To challenge firmly held views that underlie stigmatisation of street-connected children, collaborative, context specific work is required to understand how to enable rights-based approaches to moving forward (e.g. Ferguson, 2020). Such processes are complex and there is no easy fix, one-size-fits-all solution. Changing perceptions requires developing responsible representations of street-connectedness, recognising the importance of local contexts in supporting children to be heard in policy arenas, and understanding how CSOs can develop long-term advocacy strategies through their relationships and engagement with the media (Ferguson, 2020; Ng et al., 2022).
Conclusion
Although, this article does not provide a detailed overview of the impact of COVID-19 on street-connected children – as other researchers and practitioners have done this effectively (Edmonds and Macleod, 2021; Hunter et al., 2021; Street Invest, 2020) – it does provide an insight into how the media have represented this group of often stigmatised and marginalised children, using the pandemic as an analytical lens. It therefore raises important questions with regards to how CSOs engage with and utilise the media in their advocacy work. While the media is a means of disseminating important information, we must also recognise the different layers inherent to mass media communication as a form of entertainment, as well as its use for education or the promotion or problematisation of political platforms (Morgan and Taylor, 2019). As the sources reviewed highlight, the media plays a key role in showcasing specific discourses that (mis)represent particular groups.
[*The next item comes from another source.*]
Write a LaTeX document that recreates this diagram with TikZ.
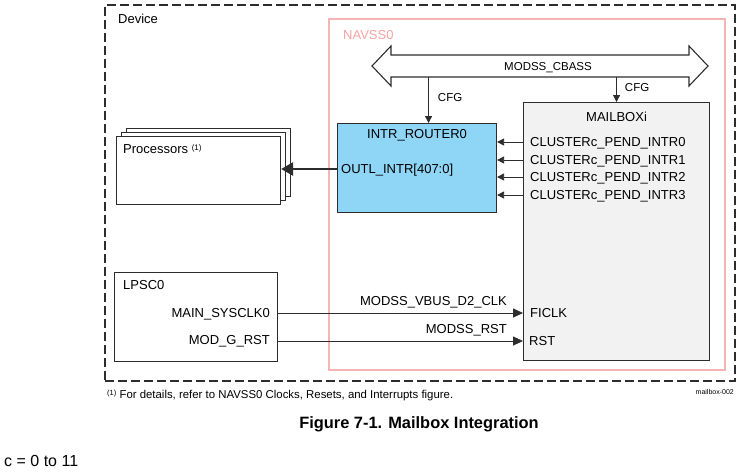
\documentclass[tikz,border=0pt]{standalone}
\usepackage{fontspec}
\setmainfont{Liberation Sans}
\usepackage{xcolor}
\usepackage{tikz}
\usetikzlibrary{positioning,arrows.meta,calc}
\definecolor{navpink}{RGB}{246,180,180}
\definecolor{routerblue}{RGB}{143,213,245}
\definecolor{mbgray}{RGB}{242,242,242}
\definecolor{ln}{RGB}{45,45,45}
\newcommand{\fs}[1]{\fontsize{#1}{#1}\selectfont}

\begin{document}
\begin{tikzpicture}
	[x=1pt,y=-1pt,
	box/.style={draw=ln,line width=1.1pt,anchor=north west,inner sep=0pt},
	lbl/.style={inner sep=0pt,text height=9.3pt,text depth=0pt,font=\fs{13}},
	sml/.style={inner sep=0pt,text height=8.2pt,text depth=0pt,font=\fs{11.5}},
	sig/.style={draw=ln,line width=0.8pt,-{Triangle[length=7pt,width=7pt]}},
	bigsig/.style={draw=ln,line width=0.8pt,-{Triangle[length=10pt,width=9pt]}},
	outsig/.style={draw=ln,line width=2.4pt,-{Triangle[length=12pt,width=13pt]}}]
	\useasboundingbox (0,0) rectangle (754,474);
	%%%%% DEVICE AND NAVSS0
	\node[box,draw=ln,line width=1.5pt,dash pattern=on 9pt off 4pt,
		minimum width=630pt,minimum height=376pt] (device) at (104,4) {};
	\node[lbl,anchor=west] (devlbl) at (118,19) {Device};
	\node[box,draw=navpink,line width=1.5pt,minimum width=396pt,minimum height=351pt] (navss) at (328,18) {};
	\node[lbl,anchor=west,text=navpink!90!red] (navlbl) at (343,35) {NAVSS0};
	%%%%% BUS
	\draw[ln,line width=1.1pt,fill=white] (372,66) -- (391,46) -- (391,55) -- (689,55) -- (689,46) -- (708,66)
		-- (689,86) -- (689,77) -- (391,77) -- (391,86) -- cycle;
	\coordinate (bus) at (540,77);
	\node[sml] (cbass) at (548,66) {MODSS\_CBASS};
	%%%%% INTR_ROUTER0
	\node[box,fill=routerblue,minimum width=159pt,minimum height=89pt] (router) at (337,123) {};
	\node[lbl,below=6pt of router.north] (routlbl) {INTR\_ROUTER0};
	\node[lbl,anchor=west] (outl) at (341,169) {OUTL\_INTR[407:0]};
	%%%%% MAILBOXi
	\node[box,fill=mbgray,minimum width=186pt,minimum height=258pt] (mailbox) at (523,102) {};
	\node[lbl,below=10pt of mailbox.north] (mblbl) {MAILBOXi};
	\foreach \i/\y in {0/142,1/160,2/177,3/195}
	{
	\node[lbl,anchor=west] (pend\i) at (530,\y) {CLUSTERc\_PEND\_INTR\i};
	\draw[sig] (mailbox.west |- pend\i) -- (router.east |- pend\i);
	};
	\node[lbl,anchor=west] (ficlk) at (530,313) {FICLK};
	\node[lbl,anchor=west] (rst) at (529,341) {RST};
	%%%%% CFG
	\coordinate (cfgin) at ([xshift=11.5pt]router.north);
	\draw[sig] (bus -| cfgin) -- (cfgin) node[sml,pos=0.45,right=9pt] (cfgA) {CFG};
	\draw[sig] (bus -| mailbox.north) -- (mailbox.north) node[sml,pos=0.4,right=8pt] (cfgB) {CFG};
	%%%%% PROCESSORS
	\foreach \k/\dx in {3/10,2/5,1/0}
	{
	\node[box,fill=white,minimum width=164pt,minimum height=68pt] (proc\k) at (116+\dx,136-\dx*0.8) {};
	};
	\node[lbl,anchor=west] (proclbl) at (123,149) {Processors \raisebox{3.5pt}{\fs{8}(1)}};
	\draw[outsig] (router.west |- outl) -- (proc1.east |- outl);
	%%%%% LPSC0
	\node[box,minimum width=163pt,minimum height=89pt] (lpsc) at (114,272) {};
	\node[lbl,anchor=west] (lpsclbl) at (123,285) {LPSC0};
	\node[lbl,anchor=east] (sysclk) at (270,313) {MAIN\_SYSCLK0};
	\node[lbl,anchor=east] (gotrst) at (270,340) {MOD\_G\_RST};
	\draw[bigsig] (lpsc.east |- ficlk) -- (mailbox.west |- ficlk);
	\draw[bigsig] (lpsc.east |- rst) -- (mailbox.west |- rst);
	\node[lbl,anchor=east] (vbus) at (507,301) {MODSS\_VBUS\_D2\_CLK};
	\node[lbl,anchor=east] (modrst) at (507,329) {MODSS\_RST};
	%%%%% NOTES
	\node[inner sep=0pt,anchor=west,font=\fs{11.4}] (note) at (107,395) {\raisebox{3pt}{\fs{7.5}(1)} For details, refer to NAVSS0 Clocks, Resets, and Interrupts figure.};
	\node[inner sep=0pt,anchor=east,font=\fs{7}] (tag) at (734,392) {mailbox-002};
	\node[inner sep=0pt,font=\bfseries\fs{16.4}] (title) at (419,424) {Figure 7-1. Mailbox Integration};
	\node[inner sep=0pt,anchor=west,font=\fs{16}] (cnote) at (4,461) {c = 0 to 11};
\end{tikzpicture}
\end{document}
For example, many of the sources reinforced deficit stereotypes directed at street-connected children, especially given how they present sensationalised stories to further often emotive agendas. Such representation of marginalised children is not new (Child Rights International Network, 2018; Cottle, 2006), but without focusing on the broader issues that are inherent to, and often cause street-connectedness, street-connected children are positioned as passive and without agency (Kaneva and Corcoran, 2021). Consequently, media portrayals impact upon the decisions made by policymakers and other key stakeholders with regards to the children’s place in society and the extent to which adults stifle or enable their agency and decision-making as experts in their own lives (Child Rights International Network, 2018).
It is therefore important that while CSOs engage with the media to further fundraising and advocacy work, they understand the need for responsible journalism and the development of media representations of street-connected children and street-connectedness that are realistic. The strongest sources were those that showcased collaboration and cross-sectoral working – for example between government officials and CSOs to develop informed meaningful responses to the pandemic. Next steps could showcase the positives of collaborative working, and any key achievements, linking them to policy agendas and highlighting the importance of using GC21 as a lobbying tool to engage local government. Such approaches would necessarily involve the development of effective media strategies by the CSOs and collaborative networks who are advocating for change, and building relationships with journalists to author responsible representations of street-connectedness.
Footnotes
Funding
The author(s) received no financial support for the research, authorship, and/or publication of this article.